Nonlinear observability via Koopman analysis: characterizing the role of symmetry (Q2663863)

This manuscript considers the observability of nonlinear systems from Koopman analysis and, in particular, the effect of symmetry on observability. After introducing the mathematical tools on the observability problem and the Koopman operator, the authors examine the representation of the nonlinear system as an infinite-dimensional linear system using independent Koopman eigenfunctions. Although this representation is infinite-dimensional, there exist necessary and sufficient conditions for analyze its observability due to its linearity. These conditions can be checked through the rank of the so-called observability matrix. Next, the authors formulate the nonlinear observability problem in terms of the observability of a transformed infinite-dimensional linear system.

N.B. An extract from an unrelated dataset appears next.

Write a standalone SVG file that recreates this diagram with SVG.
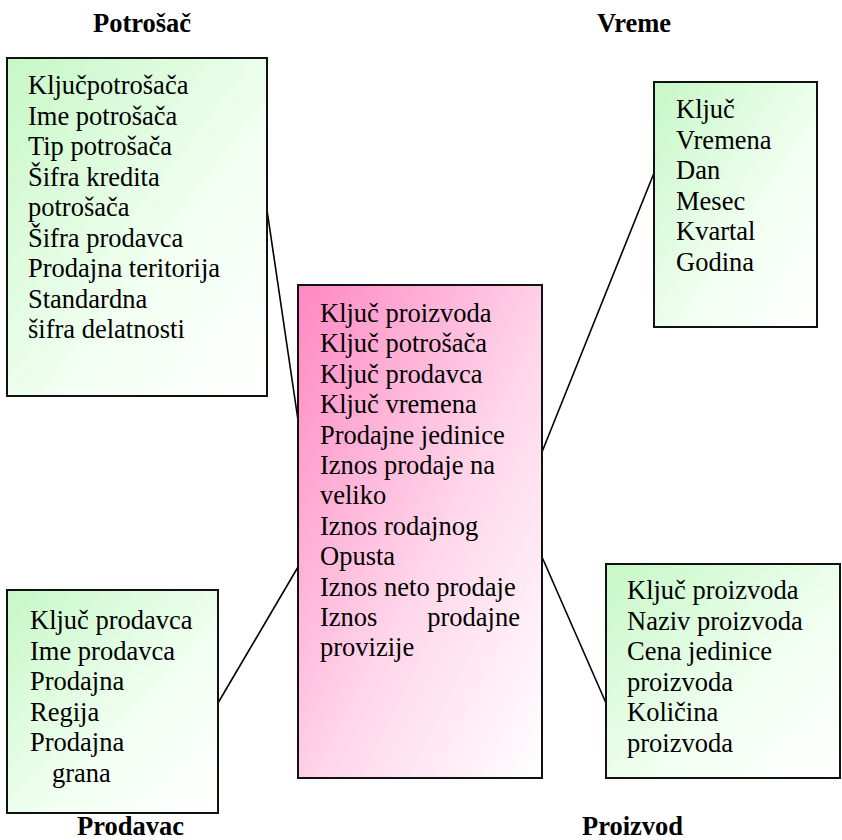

Analyzing the observability problem from the Koopman operator provides an analytic relation between discrete symmetries and observability of nonlinear systems. In Section 4, the authors examine structural properties of Koopman eigenvalues, eigenfunctions, and modes of a ``symmetric'' nonlinear system. It is shown that symmetry in the nonlinear dynamics is reflected in the symmetry of the corresponding Koopman eigenfunctions, as well as presence of repeated Koopman eigenvalues. Finally, the authors consider three examples that confirm the application of the proposed results. One of these examples pertain to the observability analysis of coupled nanoelectromechanical systems on a ring topology.